I think that governments go way to far in guaranteeing stability in their banking systems, and that we need to make it much easier for banks to fail. You see, I believe that the operation of central banks brings about a system of risk pooling in which the possibility of failure is aggregated. There is no doubt that it is possible to do away with the risk of individual bank failures by creating a centralized guarantor, but to me it seems equally clear that such a system does not eliminate risk. It merely spreads it. But this spreading means that risk is externalized, so it is entered into far more often. It means that risk goes unrecognized, so it is underpriced. And it means that the realization of risk is quickly contained, so systemic purges of risk are much less frequent. Overall, the result is that the economy ends up containing way more risk than it could have ever supported prior to bank cartelization. In a way this is good. It allows much more lending to take place, and so we have lower interest rates, and hence more development and entrepreneurship. But it is bad in the sense that the economy builds up huge amounts of risk.

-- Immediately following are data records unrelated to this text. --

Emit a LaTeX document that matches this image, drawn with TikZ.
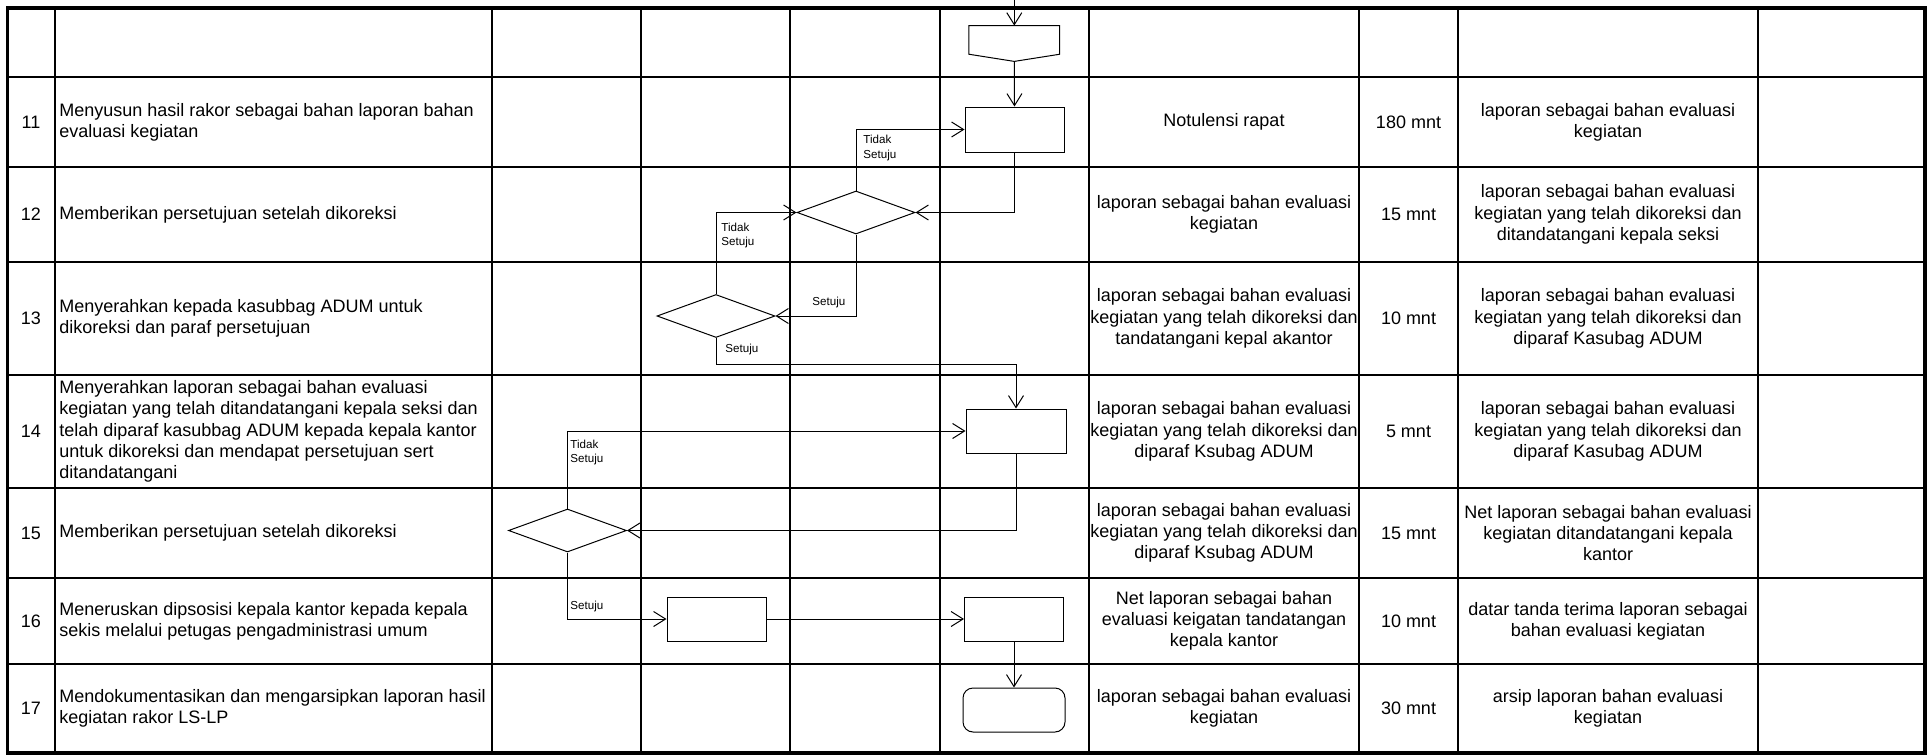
\documentclass[tikz,border=0pt]{standalone}
\usepackage{fontspec}
\setmainfont{Liberation Sans}
\usetikzlibrary{arrows.meta,shapes.geometric,calc}
\newcommand{\cellfont}{\fontsize{9pt}{10.6pt}\selectfont}
\newcommand{\lblfont}{\fontsize{5.8pt}{7pt}\selectfont}
\begin{document}
\begin{tikzpicture}[x=0.5pt,y=-0.5pt,
  tblline/.style={line width=1.3pt},
  tblborder/.style={line width=1.6pt},
  conn/.style={line width=0.5pt},
  flow/.style={line width=0.5pt,-{Straight Barb[length=6pt,width=7.5pt,line width=0.5pt]}},
  procbox/.style={draw,line width=0.5pt,minimum width=49.5pt,minimum height=22pt,inner sep=0pt},
  decbox/.style={draw,diamond,line width=0.5pt,minimum width=59pt,minimum height=21.5pt,inner sep=0pt},
  celltext/.style={font=\cellfont,align=center,inner sep=0pt},
  desctext/.style={font=\cellfont,align=left,anchor=west,inner sep=0pt},
  flowlbl/.style={font=\lblfont,align=left,anchor=west,inner sep=0pt}]
\fill[white] (0,0) rectangle (1928,755);
\useasboundingbox (0,0) rectangle (1928,755);

% table grid
\foreach \yy in {77,167,262,375,488,578,664} \draw[tblline] (7.5,\yy) -- (1925,\yy);
\foreach \xx in {55,492,641,790,940,1089,1359,1458,1758} \draw[tblline] (\xx,8) -- (\xx,753);
\draw[tblborder] (7.5,8) rectangle (1925,753);

% numbers
\node[celltext] (n11) at (31,122) {11};
\node[celltext] (n12) at (31,214.5) {12};
\node[celltext] (n13) at (31,318.5) {13};
\node[celltext] (n14) at (31,431.5) {14};
\node[celltext] (n15) at (31,533) {15};
\node[celltext] (n16) at (31,621) {16};
\node[celltext] (n17) at (31,708.5) {17};

% descriptions
\node[desctext] (a11) at (59,122) {Menyusun hasil rakor sebagai bahan laporan bahan\\evaluasi kegiatan};
\node[desctext] (a12) at (59,214.5) {Memberikan persetujuan setelah dikoreksi};
\node[desctext] (a13) at (59,318.5) {Menyerahkan kepada kasubbag ADUM untuk\\dikoreksi dan paraf persetujuan};
\node[desctext] (a14) at (59,431.5) {Menyerahkan laporan sebagai bahan evaluasi\\kegiatan yang telah ditandatangani kepala seksi dan\\telah diparaf kasubbag ADUM kepada kepala kantor\\untuk dikoreksi dan mendapat persetujuan sert\\ditandatangani};
\node[desctext] (a15) at (59,533) {Memberikan persetujuan setelah dikoreksi};
\node[desctext] (a16) at (59,621) {Meneruskan dipsosisi kepala kantor kepada kepala\\sekis melalui petugas pengadministrasi umum};
\node[desctext] (a17) at (59,708.5) {Mendokumentasikan dan mengarsipkan laporan hasil\\kegiatan rakor LS-LP};

% inputs
\node[celltext] (i11) at (1224,122) {Notulensi rapat};
\node[celltext] (i12) at (1224,214.5) {laporan sebagai bahan evaluasi\\kegiatan};
\node[celltext] (i13) at (1224,318.5) {laporan sebagai bahan evaluasi\\kegiatan yang telah dikoreksi dan\\tandatangani kepal akantor};
\node[celltext] (i14) at (1224,431.5) {laporan sebagai bahan evaluasi\\kegiatan yang telah dikoreksi dan\\diparaf Ksubag ADUM};
\node[celltext] (i15) at (1224,533) {laporan sebagai bahan evaluasi\\kegiatan yang telah dikoreksi dan\\diparaf Ksubag ADUM};
\node[celltext] (i16) at (1224,621) {Net laporan sebagai bahan\\evaluasi keigatan tandatangan\\kepala kantor};
\node[celltext] (i17) at (1224,708.5) {laporan sebagai bahan evaluasi\\kegiatan};

% times
\node[celltext] (w11) at (1408.5,122) {180 mnt};
\node[celltext] (w12) at (1408.5,214.5) {15 mnt};
\node[celltext] (w13) at (1408.5,318.5) {10 mnt};
\node[celltext] (w14) at (1408.5,431.5) {5 mnt};
\node[celltext] (w15) at (1408.5,533) {15 mnt};
\node[celltext] (w16) at (1408.5,621) {10 mnt};
\node[celltext] (w17) at (1408.5,708.5) {30 mnt};

% outputs
\node[celltext] (o11) at (1608,122) {laporan sebagai bahan evaluasi\\kegiatan};
\node[celltext] (o12) at (1608,214.5) {laporan sebagai bahan evaluasi\\kegiatan yang telah dikoreksi dan\\ditandatangani kepala seksi};
\node[celltext] (o13) at (1608,318.5) {laporan sebagai bahan evaluasi\\kegiatan yang telah dikoreksi dan\\diparaf Kasubag ADUM};
\node[celltext] (o14) at (1608,431.5) {laporan sebagai bahan evaluasi\\kegiatan yang telah dikoreksi dan\\diparaf Kasubag ADUM};
\node[celltext] (o15) at (1608,533) {Net laporan sebagai bahan evaluasi\\kegiatan ditandatangani kepala\\kantor};
\node[celltext] (o16) at (1608,621) {datar tanda terima laporan sebagai\\bahan evaluasi kegiatan};
\node[celltext] (o17) at (1608,708.5) {arsip laporan bahan evaluasi\\kegiatan};

% flow shapes
\node[inner sep=0pt,minimum width=45pt,minimum height=17.5pt] (off) at (1014.3,43.5) {};
\draw[conn] (off.north west) -- (off.north east) -- ($(off.north east)!0.8!(off.south east)$) -- (off.south) -- ($(off.north west)!0.8!(off.south west)$) -- cycle;
\node[procbox,minimum height=22.5pt] (r11) at (1014.5,129.5) {};
\node[decbox] (d12) at (856,212.5) {};
\node[decbox] (d13) at (716,316) {};
\node[procbox,minimum width=50pt] (r14) at (1016,431) {};
\node[decbox] (d15) at (567.5,530.5) {};
\node[procbox] (r16a) at (716.5,619) {};
\node[procbox] (r16b) at (1014,619) {};
\node[procbox,rounded corners=5pt,minimum width=51pt] (term) at (1014,710) {};

% connectors
\coordinate (topin) at (1014.3,0);
\draw[flow] (topin) -- (off.north);
\draw[flow] (off.south) -- (r11.north);
\draw[flow] (d12.north) |- (r11.west);
\draw[flow] (r11.south) |- (d12.east);
\draw[flow] (d13.north) |- (d12.west);
\draw[flow] (d12.south) |- (d13.east);
\draw[flow] (d13.south) -- ++(0,26) -| (r14.north);
\draw[flow] (d15.north) |- (r14.west);
\draw[flow] (r14.south) |- (d15.east);
\draw[flow] (d15.south) |- (r16a.west);
\draw[flow] (r16a.east) -- (r16b.west);
\draw[flow] (r16b.south) -- (term.north);

% connector labels
\node[flowlbl] (t1) at (863,148) {Tidak\\Setuju};
\node[flowlbl] (t2) at (721,235) {Tidak\\Setuju};
\node[flowlbl] (s1) at (812,302) {Setuju};
\node[flowlbl] (s2) at (725,349) {Setuju};
\node[flowlbl] (t3) at (570,452) {Tidak\\Setuju};
\node[flowlbl] (s3) at (570,606) {Setuju};
\end{tikzpicture}
\end{document}
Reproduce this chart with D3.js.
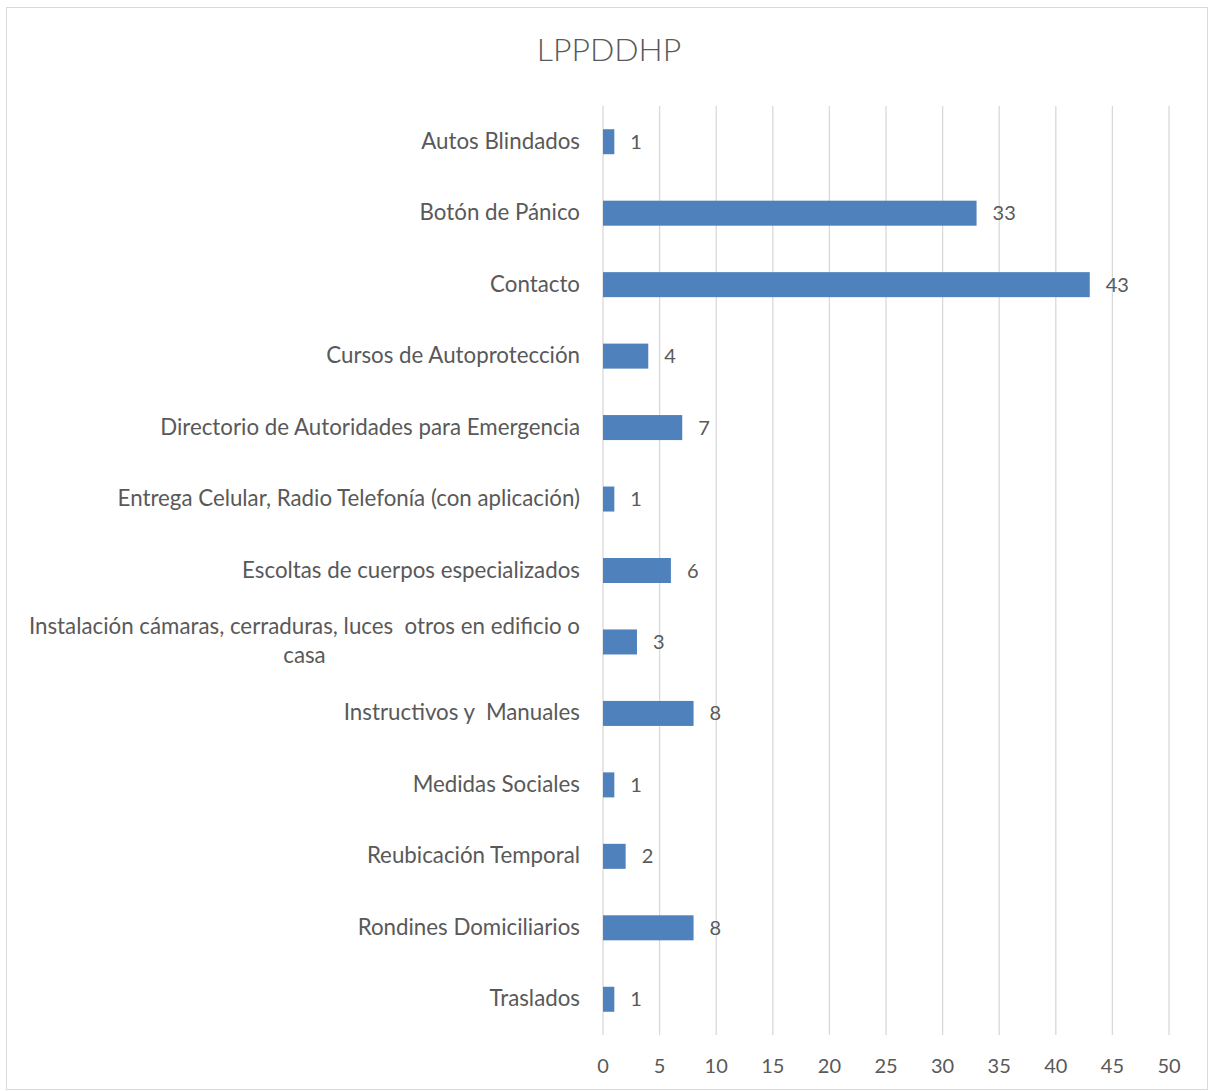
<!DOCTYPE html>
<html>
<head>
<meta charset="utf-8">
<script src="https://cdn.jsdelivr.net/npm/d3@7"></script>
<style>
  body { margin: 0; background: #fff; }
  text { font-family: Lato, "Open Sans", sans-serif; fill: #595959; white-space: pre; }
</style>
</head>
<body>
<svg id="chart"></svg>
<script>
const categories = [
  'Autos Blindados',
  'Botón de Pánico',
  'Contacto',
  'Cursos de Autoprotección',
  'Directorio de Autoridades para Emergencia',
  'Entrega Celular, Radio Telefonía (con aplicación)',
  'Escoltas de cuerpos especializados',
  'Instalación cámaras, cerraduras, luces  otros en edificio o casa',
  'Instructivos y  Manuales',
  'Medidas Sociales',
  'Reubicación Temporal',
  'Rondines Domiciliarios',
  'Traslados'
]
const values = [1, 33, 43, 4, 7, 1, 6, 3, 8, 1, 2, 8, 1]
const xTicks = [0, 5, 10, 15, 20, 25, 30, 35, 40, 45, 50]
const title = 'LPPDDHP'

let width = 1209,
height = 1091

let svg = d3.select('#chart')
  .attr('width', width)
  .attr('height', height)

// outer frame
svg.append('rect')
  .attr('x', 6.5).attr('y', 7.5)
  .attr('width', 1201).attr('height', 1082)
  .attr('fill', 'none').attr('stroke', '#d9d9d9')

svg.append('text')
  .attr('x', 609).attr('y', 61)
  .attr('text-anchor', 'middle')
  .style('font-size', '32px')
  .style('font-weight', 300)
  .text(title)

let x = d3.scaleLinear().domain([0, 50]).range([603, 1169])
let y = d3.scaleBand().domain(categories).range([106, 1035]).paddingInner(0.65).paddingOuter(0.325)

// gridlines
svg.append('g').selectAll('line')
  .data(xTicks)
  .enter().append('line')
  .attr('x1', d => x(d)).attr('x2', d => x(d))
  .attr('y1', 106).attr('y2', 1035)
  .attr('stroke', '#d9d9d9').attr('stroke-width', 1.3)

// x tick labels
svg.append('g').selectAll('text')
  .data(xTicks)
  .enter().append('text')
  .attr('x', d => x(d)).attr('y', 1073)
  .attr('text-anchor', 'middle')
  .style('font-size', '20px')
  .text(d => d)

// bars
svg.append('g').selectAll('rect')
  .data(values)
  .enter().append('rect')
  .attr('x', x(0))
  .attr('y', (d, i) => y(categories[i]))
  .attr('width', d => x(d) - x(0))
  .attr('height', y.bandwidth())
  .attr('fill', '#4f81bd')

// value labels
svg.append('g').selectAll('text')
  .data(values)
  .enter().append('text')
  .attr('x', d => x(d) + 16)
  .attr('y', (d, i) => y(categories[i]) + y.bandwidth() / 2 + 7)
  .style('font-size', '20px')
  .text(d => d)

// category labels, wrapped and centred on the longest line
let maxW = 560
let labels = svg.append('g').selectAll('text')
  .data(categories)
  .enter().append('text')
  .style('font-size', '22.3px')

labels.each(function (d) {
  let t = d3.select(this)
  let words = d.split(' ')
  let lines = [], cur = null
  let probe = t.append('tspan')
  words.forEach(w => {
    let test = cur === null ? w : cur + ' ' + w
    probe.text(test)
    if (probe.node().getComputedTextLength() > maxW && cur !== null) {
      lines.push(cur)
      cur = w
    } else {
      cur = test
    }
  })
  lines.push(cur)
  probe.remove()
  let cy = y(d) + y.bandwidth() / 2
  if (lines.length === 1) {
    t.attr('x', 580).attr('y', cy + 7).attr('text-anchor', 'end').text(lines[0])
  } else {
    let widths = lines.map(l => {
      let s = t.append('tspan').text(l)
      let w = s.node().getComputedTextLength()
      s.remove()
      return w
    })
    let mid = 580 - d3.max(widths) / 2
    t.attr('text-anchor', 'middle')
    lines.forEach((l, i) => {
      t.append('tspan')
        .attr('x', mid)
        .attr('y', cy + 7 + (i - (lines.length - 1) / 2) * 29)
        .text(l)
    })
  }
})
</script>
</body>
</html>
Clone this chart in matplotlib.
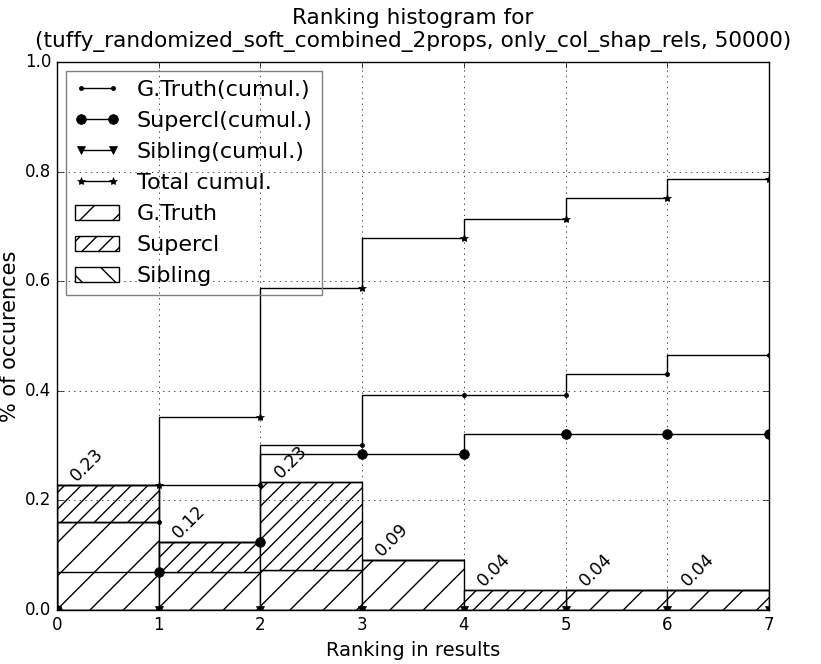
import numpy as np
import matplotlib
matplotlib.use('Agg')
import matplotlib.pyplot as plt

plt.style.use('classic')

# per-rank histogram values (fraction of occurences)
ranks = [0, 1, 2, 3, 4, 5, 6, 7]
gtruth_hist = [0.160, 0.069, 0.073, 0.091, 0.0, 0.037, 0.036]
supercl_hist = [0.069, 0.055, 0.161, 0.0, 0.036, 0.0, 0.0]
sibling_hist = [0.0, 0.0, 0.0, 0.0, 0.0, 0.0, 0.0]

gt = np.array(gtruth_hist)
sc = np.array(supercl_hist)
sib = np.array(sibling_hist)
total = gt + sc + sib

gt_cumul = np.concatenate([[0], np.cumsum(gt)])
sc_cumul = np.concatenate([[0], np.cumsum(sc)])
sib_cumul = np.concatenate([[0], np.cumsum(sib)])
total_cumul = np.concatenate([[0], np.cumsum(total)])

fig = plt.figure(figsize=(8.21, 6.64), dpi=100)
fig.subplots_adjust(left=0.0694, right=0.9367, bottom=0.0813, top=0.9066)
ax = fig.add_subplot(111)

ax.plot(ranks, gt_cumul, 'k.-', drawstyle='steps', label='G.Truth(cumul.)')
ax.plot(ranks, sc_cumul, 'ko-', drawstyle='steps', markersize=7,
        label='Supercl(cumul.)')
ax.plot(ranks, sib_cumul, 'kv-', drawstyle='steps', label='Sibling(cumul.)')
ax.plot(ranks, total_cumul, 'k*-', drawstyle='steps', label='Total cumul.')

left = ranks[:-1]
ax.bar(left, gt, width=1, align='edge', color='w', edgecolor='k',
       hatch='/', label='G.Truth')
ax.bar(left, sc, width=1, align='edge', bottom=gt, color='w', edgecolor='k',
       hatch='//', label='Supercl')
ax.bar(left, sib, width=1, align='edge', bottom=gt + sc, color='w',
       edgecolor='k', hatch='\\', label='Sibling')

for i, v in enumerate(total):
    ax.text(left[i] + 0.1, v, '%.2f' % v, rotation=45, ha='left',
            va='bottom', fontsize=12.5)

ax.set_xlim(0, 7)
ax.set_ylim(0, 1.0)
ax.grid(True)
ax.tick_params(labelsize=12)
ax.set_xlabel('Ranking in results', fontsize=14)
ax.set_ylabel('% of occurences', fontsize=15)
ax.yaxis.set_label_coords(-0.052, 0.5)
ax.set_title('Ranking histogram for\n'
             '(tuffy_randomized_soft_combined_2props, only_col_shap_rels, 50000)',
             fontsize=15.6, pad=11)

leg = ax.legend(loc='upper left', prop={'size': 16}, labelspacing=0.5,
                borderaxespad=0.4)
leg.get_frame().set_facecolor('none')
leg.get_frame().set_edgecolor('0.5')

fig.savefig('out.png', dpi=100)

Just as the containment of moderately sized forest fires allows the buildup of large amounts of fuel mass, thus increasing the possibility of huge uncontrollable blazes, so the containment of moderately sized failures in the credit system makes much more dangerous failures more likely, if not inevitable. So what I'm saying is that we need to do away with the belief that we can control risk. We need to accept the fact that risk is an inherent result of our inability to foresee the outcomes of economic decisions. Given that recognition, the best solution is to break economies into smaller cells capable of failing individually and thus making failure more common, more recognizable, and more contained.
I think that today there is more unrecognized risk in the world economy than most people could possibly imagine, and that a systemic world economic collapse is more likely than most would like to think. It is in this risk that I see the possibility that the recent trend toward economic liberalization will be undone. If we do see a global economic catastrophe, few will choose to blame it on governments doing too much to safeguard economic stability, and many more will interpret it as a predictable failure of under-regulated markets.
I'm not sure that disaggregation is possible from where we now stand. Risks that have been taken cannot be undone, and disaggregation would almost certainly bring about immediate painful realization of this fact. And even if the central banks of the world were to cast risk back upon subunits of their economies, it would not undo the recent creation of a world derivatives market, which is essentially a privatization of the role of risk aggregation. This market may truly be a market failure: a making of poor decisions that could not be subjected to the strictures of market forces until it had become to big to stop without immeasurable harm being done. But it is too late to do anything about it.
In summary, TCH is very encouraging, and made me feel very warm and fuzzy. But I for one am afraid that the trend that it illustrates might be short lived. I may be wrong. I certainly hope that I am. But if I'm not, the tragedies of the twentieth century could well be revisited in the twenty-first.